* begin Dataset content *

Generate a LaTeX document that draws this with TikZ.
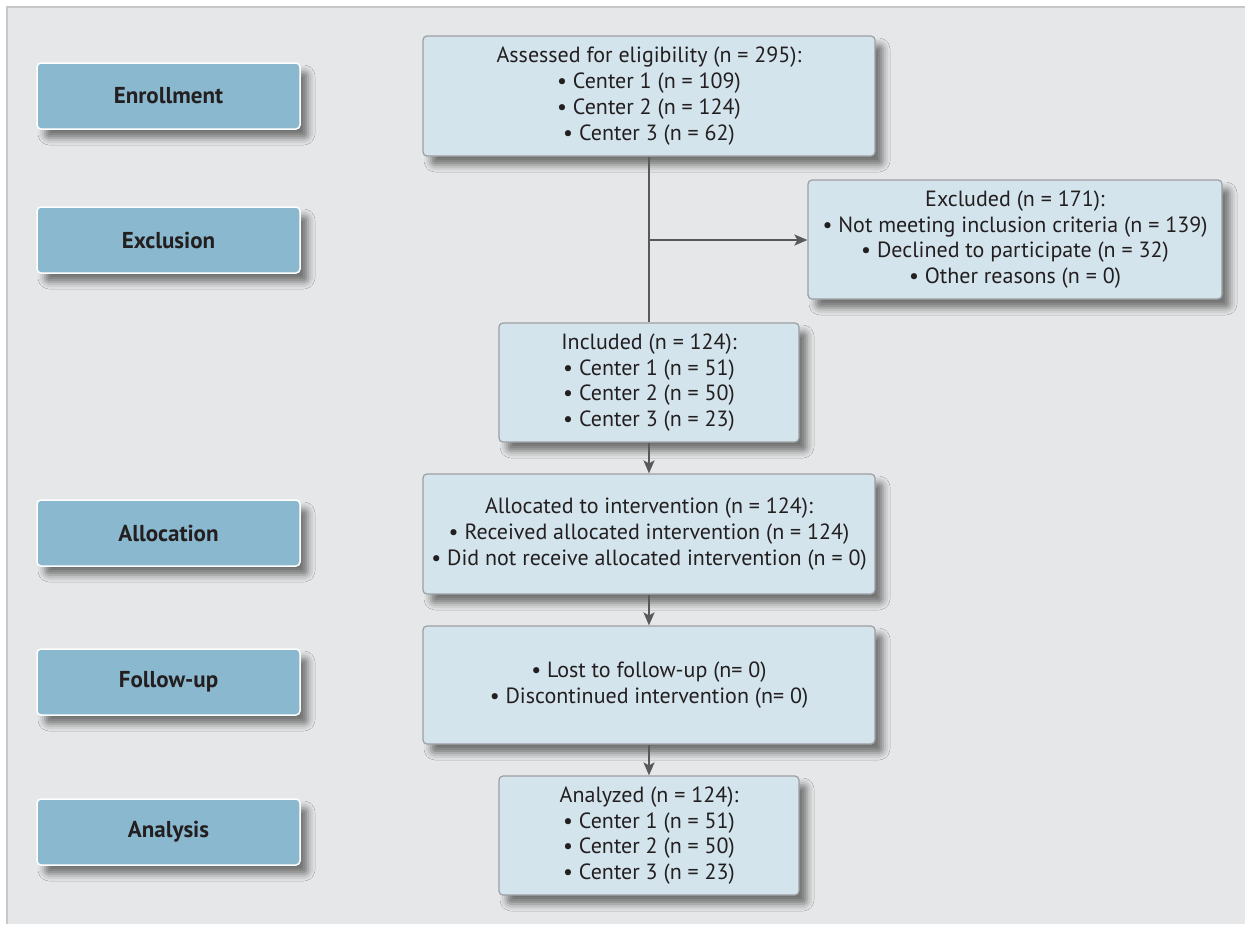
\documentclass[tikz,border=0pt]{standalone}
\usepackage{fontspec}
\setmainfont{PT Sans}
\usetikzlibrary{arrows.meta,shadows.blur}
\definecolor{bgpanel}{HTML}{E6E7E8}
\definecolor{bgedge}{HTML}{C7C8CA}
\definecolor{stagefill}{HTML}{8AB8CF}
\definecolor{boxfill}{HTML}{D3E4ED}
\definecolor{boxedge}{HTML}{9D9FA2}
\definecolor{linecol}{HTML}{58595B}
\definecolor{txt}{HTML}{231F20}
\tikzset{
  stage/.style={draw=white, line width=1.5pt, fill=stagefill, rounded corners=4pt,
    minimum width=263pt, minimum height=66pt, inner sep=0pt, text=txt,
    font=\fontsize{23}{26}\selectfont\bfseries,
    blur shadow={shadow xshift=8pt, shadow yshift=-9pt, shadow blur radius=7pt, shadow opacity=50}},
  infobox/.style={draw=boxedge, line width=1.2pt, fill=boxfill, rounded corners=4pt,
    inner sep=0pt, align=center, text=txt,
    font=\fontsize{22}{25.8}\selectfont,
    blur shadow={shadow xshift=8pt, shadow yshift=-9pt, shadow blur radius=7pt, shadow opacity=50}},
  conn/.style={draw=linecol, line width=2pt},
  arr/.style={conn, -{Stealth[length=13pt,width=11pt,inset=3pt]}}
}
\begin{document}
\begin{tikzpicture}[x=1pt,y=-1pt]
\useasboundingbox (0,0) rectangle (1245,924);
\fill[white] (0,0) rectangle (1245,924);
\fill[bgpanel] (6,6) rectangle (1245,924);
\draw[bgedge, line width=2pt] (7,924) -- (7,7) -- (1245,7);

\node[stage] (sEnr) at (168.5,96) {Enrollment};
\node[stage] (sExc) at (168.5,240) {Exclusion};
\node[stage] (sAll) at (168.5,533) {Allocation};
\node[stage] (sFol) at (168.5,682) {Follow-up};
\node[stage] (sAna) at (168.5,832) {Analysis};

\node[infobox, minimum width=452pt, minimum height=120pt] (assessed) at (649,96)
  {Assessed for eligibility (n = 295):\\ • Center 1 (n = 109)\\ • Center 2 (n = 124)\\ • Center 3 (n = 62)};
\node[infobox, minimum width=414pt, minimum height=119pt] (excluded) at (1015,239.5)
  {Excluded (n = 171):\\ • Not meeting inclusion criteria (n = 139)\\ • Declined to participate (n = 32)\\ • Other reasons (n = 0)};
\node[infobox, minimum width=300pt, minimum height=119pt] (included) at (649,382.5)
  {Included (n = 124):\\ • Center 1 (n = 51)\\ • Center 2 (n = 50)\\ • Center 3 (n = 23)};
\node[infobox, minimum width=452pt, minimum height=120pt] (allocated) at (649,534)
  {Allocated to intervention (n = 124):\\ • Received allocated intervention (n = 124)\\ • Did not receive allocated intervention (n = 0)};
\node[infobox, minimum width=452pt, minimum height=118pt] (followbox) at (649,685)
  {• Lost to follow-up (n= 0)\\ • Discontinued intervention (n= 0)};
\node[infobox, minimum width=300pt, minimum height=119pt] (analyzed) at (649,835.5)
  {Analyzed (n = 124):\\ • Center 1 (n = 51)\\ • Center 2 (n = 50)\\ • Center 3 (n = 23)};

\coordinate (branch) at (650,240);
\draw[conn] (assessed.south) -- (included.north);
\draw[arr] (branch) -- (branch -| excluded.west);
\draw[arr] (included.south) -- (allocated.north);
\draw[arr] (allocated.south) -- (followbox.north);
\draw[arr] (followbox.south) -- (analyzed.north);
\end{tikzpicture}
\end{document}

* end Dataset content *

◆ **Exercise task**
Repeat, with no pictures, each line from the beginning of the data through the line containing "(sAna) at (168.5,832)", inclusive.

◆ **Task answer**
Generate a LaTeX document that draws this with TikZ.
\documentclass[tikz,border=0pt]{standalone}
\usepackage{fontspec}
\setmainfont{PT Sans}
\usetikzlibrary{arrows.meta,shadows.blur}
\definecolor{bgpanel}{HTML}{E6E7E8}
\definecolor{bgedge}{HTML}{C7C8CA}
\definecolor{stagefill}{HTML}{8AB8CF}
\definecolor{boxfill}{HTML}{D3E4ED}
\definecolor{boxedge}{HTML}{9D9FA2}
\definecolor{linecol}{HTML}{58595B}
\definecolor{txt}{HTML}{231F20}
\tikzset{
  stage/.style={draw=white, line width=1.5pt, fill=stagefill, rounded corners=4pt,
    minimum width=263pt, minimum height=66pt, inner sep=0pt, text=txt,
    font=\fontsize{23}{26}\selectfont\bfseries,
    blur shadow={shadow xshift=8pt, shadow yshift=-9pt, shadow blur radius=7pt, shadow opacity=50}},
  infobox/.style={draw=boxedge, line width=1.2pt, fill=boxfill, rounded corners=4pt,
    inner sep=0pt, align=center, text=txt,
    font=\fontsize{22}{25.8}\selectfont,
    blur shadow={shadow xshift=8pt, shadow yshift=-9pt, shadow blur radius=7pt, shadow opacity=50}},
  conn/.style={draw=linecol, line width=2pt},
  arr/.style={conn, -{Stealth[length=13pt,width=11pt,inset=3pt]}}
}
\begin{document}
\begin{tikzpicture}[x=1pt,y=-1pt]
\useasboundingbox (0,0) rectangle (1245,924);
\fill[white] (0,0) rectangle (1245,924);
\fill[bgpanel] (6,6) rectangle (1245,924);
\draw[bgedge, line width=2pt] (7,924) -- (7,7) -- (1245,7);

\node[stage] (sEnr) at (168.5,96) {Enrollment};
\node[stage] (sExc) at (168.5,240) {Exclusion};
\node[stage] (sAll) at (168.5,533) {Allocation};
\node[stage] (sFol) at (168.5,682) {Follow-up};
\node[stage] (sAna) at (168.5,832) {Analysis};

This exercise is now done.